Life-event outreach automation is the practice of detecting a meaningful client milestone — a birthday, anniversary, retirement, or family event — and firing a personalized touchpoint without an advisor having to remember the date. This guide is a workflow recipe: it walks through the exact components, compares the event-triggered build against the manual cadence most firms still run, and shows where a CRM stops being enough.
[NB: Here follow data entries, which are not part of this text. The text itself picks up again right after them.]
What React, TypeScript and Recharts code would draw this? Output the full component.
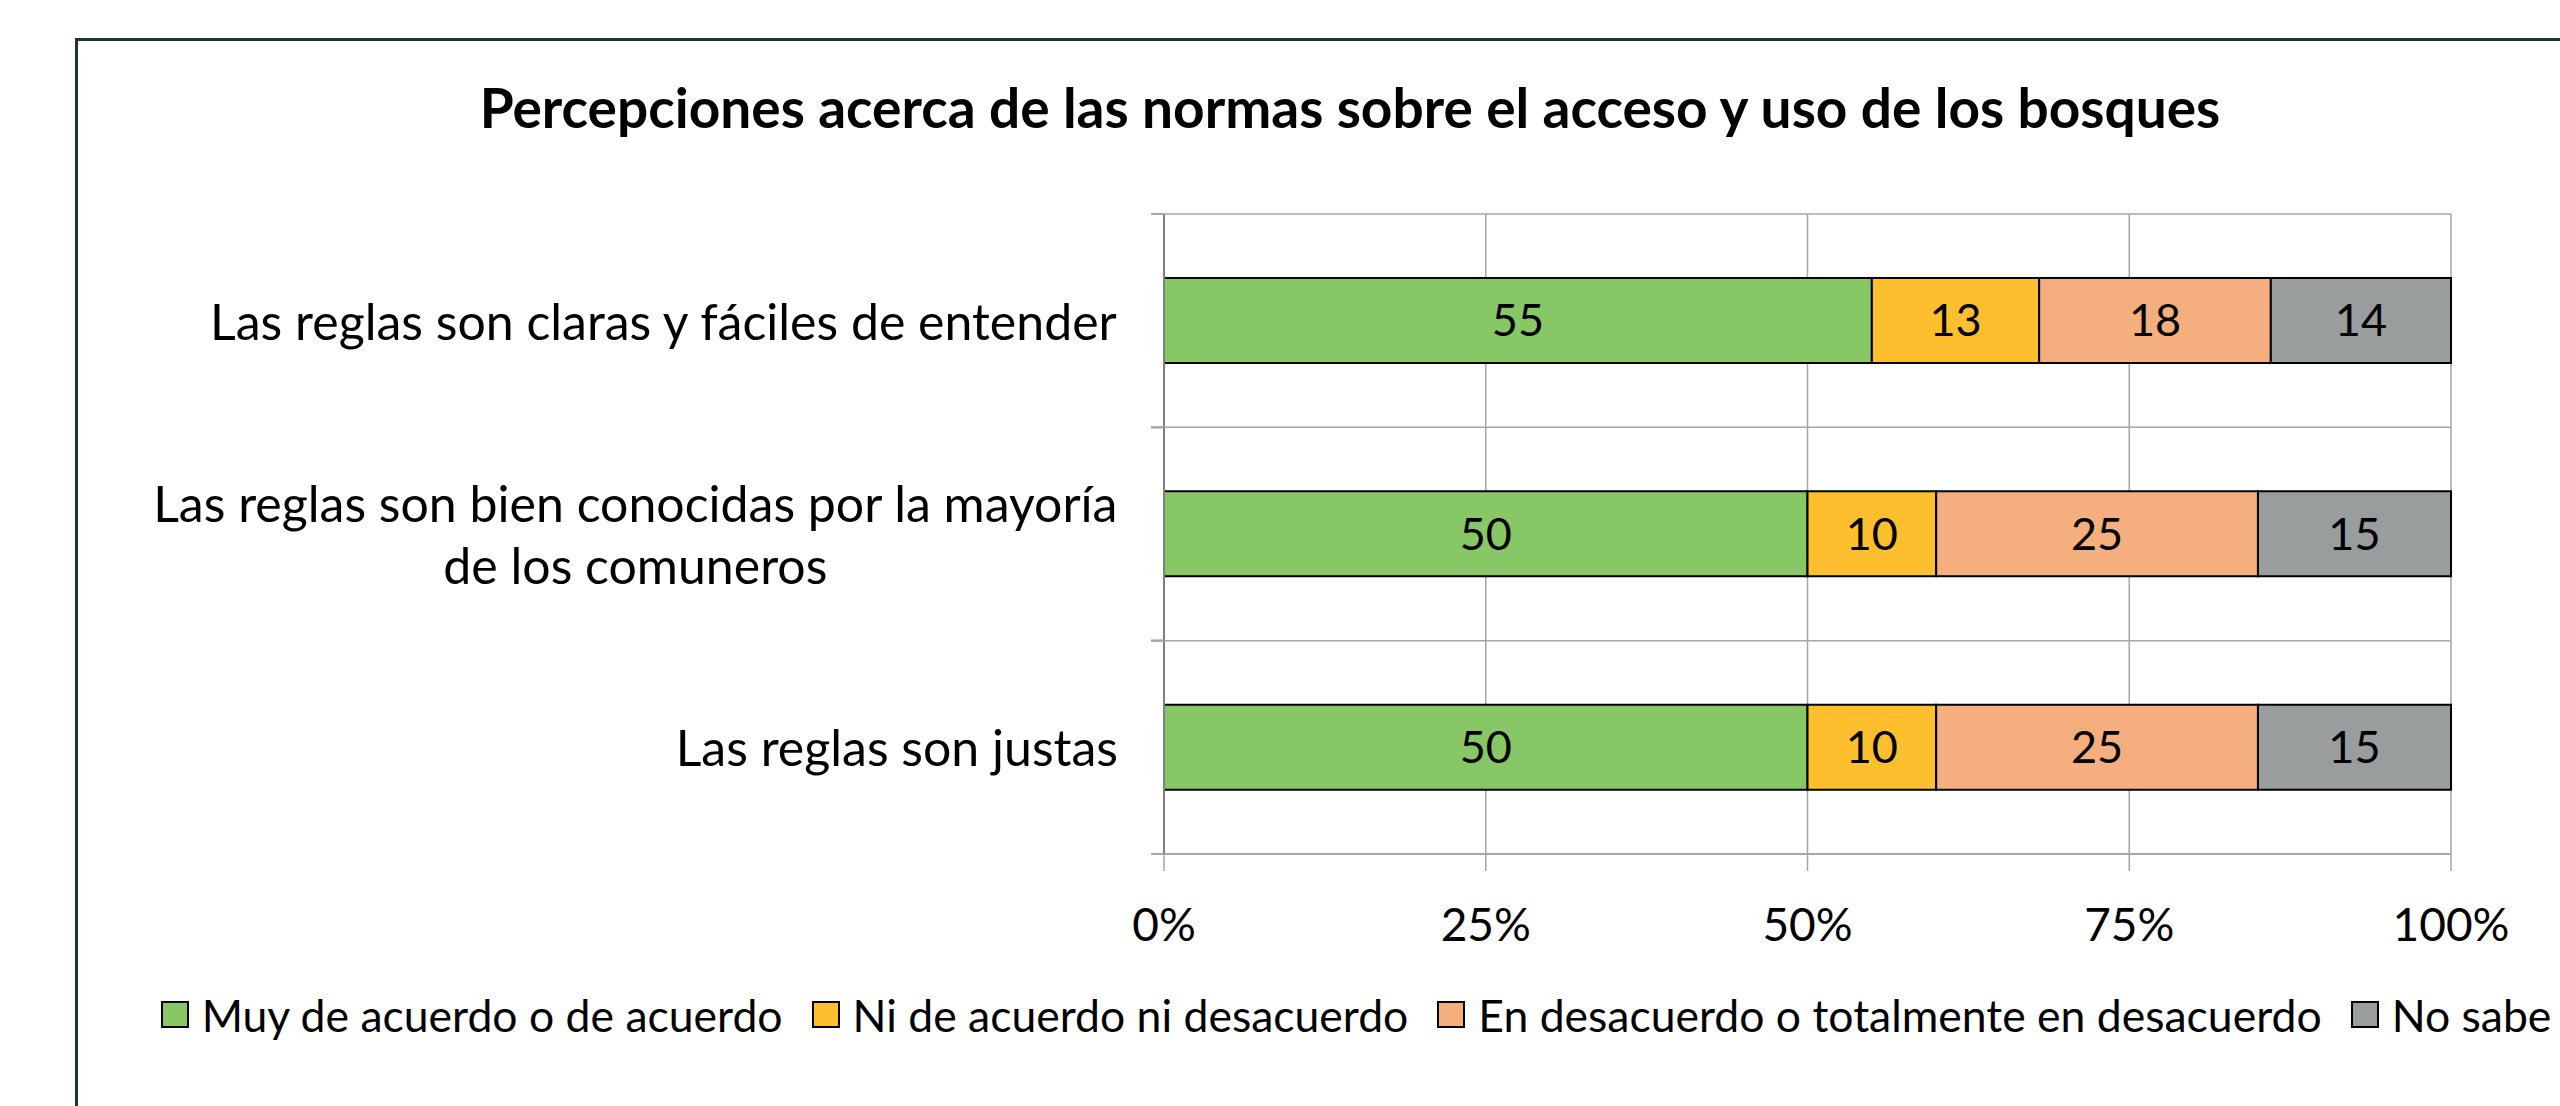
import React from "react"
import { BarChart, Bar, XAxis, YAxis, CartesianGrid, LabelList } from "recharts"

const CATEGORIES = [
    "Las reglas son claras y fáciles de entender",
    "Las reglas son bien conocidas por la mayoría de los comuneros",
    "Las reglas son justas",
]
const ACUERDO = [55, 50, 50]
const NEUTRAL = [13, 10, 10]
const DESACUERDO = [18, 25, 25]
const NO_SABE = [14, 15, 15]
const X_TICKS = [0, 25, 50, 75, 100]

const SERIES = [
    { key: "acuerdo", label: "Muy de acuerdo o de acuerdo", color: "#88C766", values: ACUERDO },
    { key: "neutral", label: "Ni de acuerdo ni desacuerdo", color: "#FDBF2D", values: NEUTRAL },
    { key: "desacuerdo", label: "En desacuerdo o totalmente en desacuerdo", color: "#F5AE7E", values: DESACUERDO },
    { key: "noSabe", label: "No sabe", color: "#9A9D9D", values: NO_SABE },
]

const TITLE = "Percepciones acerca de las normas sobre el acceso y uso de los bosques"

const W = 2560
const H = 1106
const FONT = "Lato, 'Noto Sans', sans-serif"
const MARGIN = { top: 214, right: 109, bottom: 182, left: 0 }
const Y_AXIS_W = 1164
const X_AXIS_H = 70
const PLOT_H = H - MARGIN.top - MARGIN.bottom - X_AXIS_H
const BAND = PLOT_H / CATEGORIES.length
const GRID = "#A6A6A6"
const CAT_SIZE = 50
const CAT_WRAP = 985

const data = CATEGORIES.map((name, i) => {
    const row: Record<string, string | number> = { name }
    SERIES.forEach(s => { row[s.key] = s.values[i] })
    return row
})

let ctx: CanvasRenderingContext2D | null = null
function textWidth(s: string, size: number) {
    if (!ctx) ctx = document.createElement("canvas").getContext("2d")
    ctx!.font = `${size}px ${FONT}`
    return ctx!.measureText(s).width
}

function wrap(label: string, size: number, max: number) {
    const lines: string[] = []
    let cur = ""
    for (const w of label.split(" ")) {
        const next = cur ? cur + " " + w : w
        if (cur && textWidth(next, size) > max) { lines.push(cur); cur = w } else cur = next
    }
    if (cur) lines.push(cur)
    return lines
}

// category labels: block right-aligned at the tick, lines centred inside it (Excel style)
function CategoryTick({ x, y, payload }: { x: number; y: number; payload: { value: string } }) {
    const lines = wrap(payload.value, CAT_SIZE, CAT_WRAP)
    const block = Math.max(...lines.map(l => textWidth(l, CAT_SIZE)))
    const cx = x - block / 2
    const lh = 62
    const y0 = y - (lines.length - 1) * lh / 2
    const axisX = Y_AXIS_W
    return (
        <g>
            <line x1={axisX - 13} x2={axisX} y1={y - BAND / 2} y2={y - BAND / 2} stroke={GRID} strokeWidth={2} />
            <line x1={axisX - 13} x2={axisX} y1={y + BAND / 2} y2={y + BAND / 2} stroke={GRID} strokeWidth={2} />
            {lines.map((l, i) => (
                <text key={i} x={cx} y={y0 + i * lh} textAnchor="middle" dominantBaseline="central"
                    style={{ fontFamily: FONT, fontSize: CAT_SIZE, fill: "#000" }}>{l}</text>
            ))}
        </g>
    )
}

export default function App() {
    return (
        <div style={{ position: "absolute", left: 0, top: 0, width: W, height: H, overflow: "hidden", background: "#fff" }}>
            {/* frame */}
            <div style={{ position: "absolute", left: 75, top: 38, width: W + 100, height: H + 100, border: "3px solid #1B3638" }} />

            {/* title */}
            <div style={{ position: "absolute", left: 1350, top: 74, transform: "translateX(-50%)", whiteSpace: "nowrap", fontFamily: FONT, fontWeight: 700, fontSize: 55, lineHeight: 1.2, color: "#000" }}>
                {TITLE}
            </div>

            <div style={{ position: "absolute", left: 0, top: 0 }}>
                <BarChart width={W} height={H} data={data} layout="vertical" margin={MARGIN} barCategoryGap="30%">
                    <CartesianGrid
                        stroke={GRID}
                        strokeWidth={1.5}
                        vertical
                        horizontal
                        horizontalCoordinatesGenerator={() => CATEGORIES.map((_, i) => MARGIN.top + i * BAND).concat(MARGIN.top + PLOT_H)}
                    />
                    <XAxis
                        type="number"
                        domain={[0, 100]}
                        ticks={X_TICKS}
                        height={X_AXIS_H}
                        tickFormatter={(v: number) => `${v}%`}
                        tickSize={17}
                        tickMargin={37}
                        axisLine={{ stroke: GRID, strokeWidth: 2 }}
                        tickLine={{ stroke: GRID, strokeWidth: 1.5 }}
                        tick={{ fontFamily: FONT, fontSize: 46, fill: "#000" }}
                    />
                    <YAxis
                        type="category"
                        dataKey="name"
                        width={Y_AXIS_W}
                        tickLine={false}
                        tickSize={0}
                        tickMargin={46}
                        axisLine={{ stroke: "#808080", strokeWidth: 2 }}
                        tick={CategoryTick as any}
                        interval={0}
                    />
                    {SERIES.map(s => (
                        <Bar key={s.key} dataKey={s.key} name={s.label} stackId="a" fill={s.color} stroke="#000" strokeWidth={2} isAnimationActive={false}>
                            <LabelList dataKey={s.key} position="center" style={{ fontFamily: FONT, fontSize: 45, fill: "#000" }} />
                        </Bar>
                    ))}
                </BarChart>
            </div>

            {/* legend */}
            <div style={{ position: "absolute", left: 76, top: 988, width: W, display: "flex", justifyContent: "center", alignItems: "center", gap: 29, fontFamily: FONT, fontSize: 44.5, lineHeight: 1.2, color: "#000" }}>
                {SERIES.map(s => (
                    <div key={s.key} style={{ display: "flex", alignItems: "center", gap: 13, whiteSpace: "nowrap" }}>
                        <div style={{ width: 24, height: 23, background: s.color, border: "2px solid #000" }} />
                        <span>{s.label}</span>
                    </div>
                ))}
            </div>
        </div>
    )
}
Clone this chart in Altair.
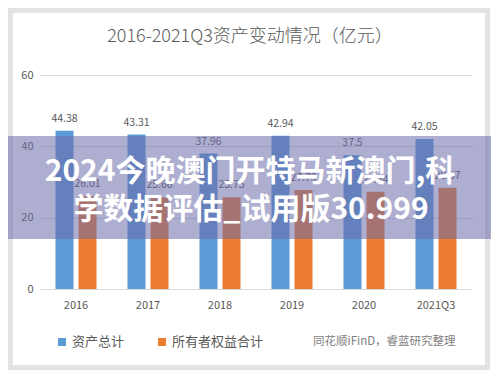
import altair as alt
import pandas as pd

years = ["2016", "2017", "2018", "2019", "2020", "2021Q3"]
assets = [44.38, 43.31, 37.96, 42.94, 37.5, 42.05]
equity = [26.01, 25.66, 25.75, 27.73, 27.24, 28.37]
series_names = ["资产总计", "所有者权益合计"]
series_colors = ["#5B9BD5", "#ED7D31"]
title_text = "2016-2021Q3资产变动情况（亿元）"
source_text = "同花顺iFinD，睿蓝研究整理"
watermark_lines = ["2024今晚澳门开特马新澳门,科", "学数据评估_试用版30.999"]
y_ticks = [0, 10, 20, 30, 40, 50, 60]

FONT = "Noto Sans CJK SC"

rows = []
for y, a, e in zip(years, assets, equity):
    rows.append({"year": y, "series": series_names[0], "value": a, "label": f"{a:g}"})
    rows.append({"year": y, "series": series_names[1], "value": e, "label": f"{e:g}"})
df = pd.DataFrame(rows)
one = pd.DataFrame({"k": [0]})

x_enc = alt.X("year:N", sort=years, scale=alt.Scale(paddingInner=0, paddingOuter=0),
              axis=alt.Axis(title=None, labelAngle=0, domain=False, ticks=False,
                            labelPadding=10, labelFontSize=11, labelColor="#595959",
                            labelFont=FONT, grid=False))
xo_enc = alt.XOffset("series:N", sort=series_names,
                     scale=alt.Scale(paddingInner=0.217, paddingOuter=0.674))
y_enc = alt.Y("value:Q", scale=alt.Scale(domain=[0, 60]),
              axis=alt.Axis(title=None, values=y_ticks, grid=True, gridColor="#d9d9d9",
                            domain=False, ticks=False, labelPadding=7, labelFontSize=11,
                            labelColor="#595959", labelFont=FONT))
color_enc = alt.Color("series:N", scale=alt.Scale(domain=series_names, range=series_colors),
                      legend=None)

frame = alt.Chart(one).mark_rect(fill=None, stroke="#e3e3e3", strokeWidth=5).encode(
    x=alt.value(-29.5), x2=alt.value(447.5), y=alt.value(-64.5), y2=alt.value(292.5))

bars = alt.Chart(df).mark_bar().encode(x=x_enc, xOffset=xo_enc, y=y_enc, color=color_enc)

labels = alt.Chart(df).mark_text(baseline="bottom", dy=-7, fontSize=10.5, color="#595959",
                                 font=FONT).encode(
    x=alt.X("year:N", sort=years), xOffset=alt.XOffset("series:N", sort=series_names),
    y="value:Q", text="label:N")

title = alt.Chart(one).mark_text(text=title_text, fontSize=18, color="#595959", font=FONT,
                                 fontWeight=300, baseline="middle", align="center").encode(
    x=alt.value(210), y=alt.value(-38))

leg_sq1 = alt.Chart(one).mark_square(size=64, color=series_colors[0], opacity=1).encode(
    x=alt.value(22), y=alt.value(267))
leg_tx1 = alt.Chart(one).mark_text(text=series_names[0], fontSize=13, color="#595959",
                                   font=FONT, align="left", baseline="middle").encode(
    x=alt.value(32), y=alt.value(267))
leg_sq2 = alt.Chart(one).mark_square(size=64, color=series_colors[1], opacity=1).encode(
    x=alt.value(122), y=alt.value(267))
leg_tx2 = alt.Chart(one).mark_text(text=series_names[1], fontSize=13, color="#595959",
                                   font=FONT, align="left", baseline="middle").encode(
    x=alt.value(132), y=alt.value(267))
src = alt.Chart(one).mark_text(text=source_text, fontSize=11.5, color="#808080",
                               font=FONT, align="left", baseline="middle").encode(
    x=alt.value(273), y=alt.value(267))

band = alt.Chart(one).mark_rect(color="#6b6baa", opacity=0.55).encode(
    x=alt.value(-40), x2=alt.value(460), y=alt.value(61), y2=alt.value(164))

wm1 = alt.Chart(one).mark_text(text=watermark_lines[0], fontSize=30, fontWeight="bold",
                               color="white", font=FONT, align="center",
                               baseline="middle").encode(x=alt.value(210), y=alt.value(97))
wm2 = alt.Chart(one).mark_text(text=watermark_lines[1], fontSize=30, fontWeight="bold",
                               color="white", font=FONT, align="center",
                               baseline="middle").encode(x=alt.value(211), y=alt.value(135))

chart = alt.layer(frame, bars, labels, title, leg_sq1, leg_tx1, leg_sq2, leg_tx2, src,
                  band, wm1, wm2).properties(
    width=432, height=214,
    padding={"left": 32, "top": 67, "right": 19, "bottom": 82},
    autosize=alt.AutoSizeParams(type="none"),
    background="white",
).configure_view(stroke=None)

chart.save("out.html", embed_options={"renderer": "svg", "actions": False})
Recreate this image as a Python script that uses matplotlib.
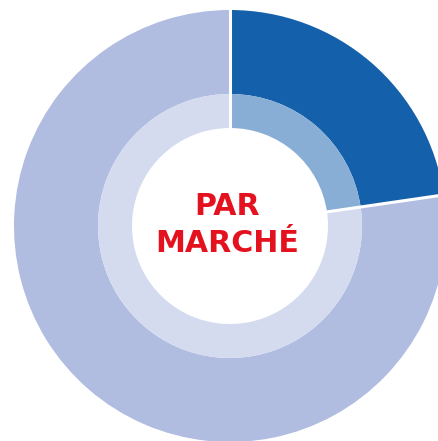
import numpy as np
import matplotlib
matplotlib.use("Agg")
import matplotlib.pyplot as plt

# Data
categories = ["Segment A", "Autres"]
outer_values = [22.7, 77.3]
inner_values = [22.7, 77.3]
outer_colors = ["#1460AA", "#B0BCE0"]
inner_colors = ["#88AED5", "#D5DBEF"]
center_lines = ["PAR", "MARCHÉ"]

W, H = 439, 441
fig = plt.figure(figsize=(W / 100, H / 100), dpi=100)
ax = fig.add_axes([0, 0, 1, 1])

cx, cy = 230, 215
r_out, r_mid, r_in = 216, 132, 98

ax.pie(outer_values, colors=outer_colors, radius=r_out, center=(cx, cy),
       startangle=90, counterclock=False,
       wedgeprops=dict(width=r_out - r_mid, linewidth=0, antialiased=True))
ax.pie(inner_values, colors=inner_colors, radius=r_mid, center=(cx, cy),
       startangle=90, counterclock=False,
       wedgeprops=dict(width=r_mid - r_in, linewidth=0, antialiased=True))

# white separators at slice boundaries
cum = np.cumsum([0] + outer_values[:-1])
total = sum(outer_values)
for c in cum:
    ang = np.deg2rad(90 - 360 * c / total)
    xs = [cx + (r_in - 2) * np.cos(ang), cx + (r_out + 3) * np.cos(ang)]
    ys = [cy + (r_in - 2) * np.sin(ang), cy + (r_out + 3) * np.sin(ang)]
    ax.plot(xs, ys, color="white", linewidth=2.2, solid_capstyle="butt")

baselines = [H - 215, H - 252]
for txt, yb in zip(center_lines, baselines):
    ax.text(cx - 2.5, yb, txt, ha="center", va="baseline", color="#E3121E",
            fontsize=21.6, fontweight="bold", family=["DejaVu Sans"])

ax.set_xlim(0, W)
ax.set_ylim(0, H)
ax.set_aspect("equal")
ax.axis("off")
fig.savefig("out.png", dpi=100, facecolor="white")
TL;DR: Manual birthday tracking works until your book outgrows your memory. The fix is a three-part recipe — a deduplicated date source, a trigger engine that watches those dates daily, and a routing layer that picks the right channel and logs the touch back to the CRM. Build it once and every client gets the human moment without the manual chase.

Who this is for

This recipe is written for the lead advisor or operations manager at a growing RIA or independent practice — typically a firm past the solo stage, managing a few hundred to a few thousand client relationships, running a real CRM (Wealthbox, Redtail, or similar), and feeling the strain of personal touchpoints falling through the cracks. If you have ever apologized to a client for a late birthday note, this is for you.

Red flags (skip the build if): you serve fewer than 50 households and can genuinely track every date in your head; your client data lives only in spreadsheets with no system of record; or your compliance team has not yet approved any outbound client messaging templates.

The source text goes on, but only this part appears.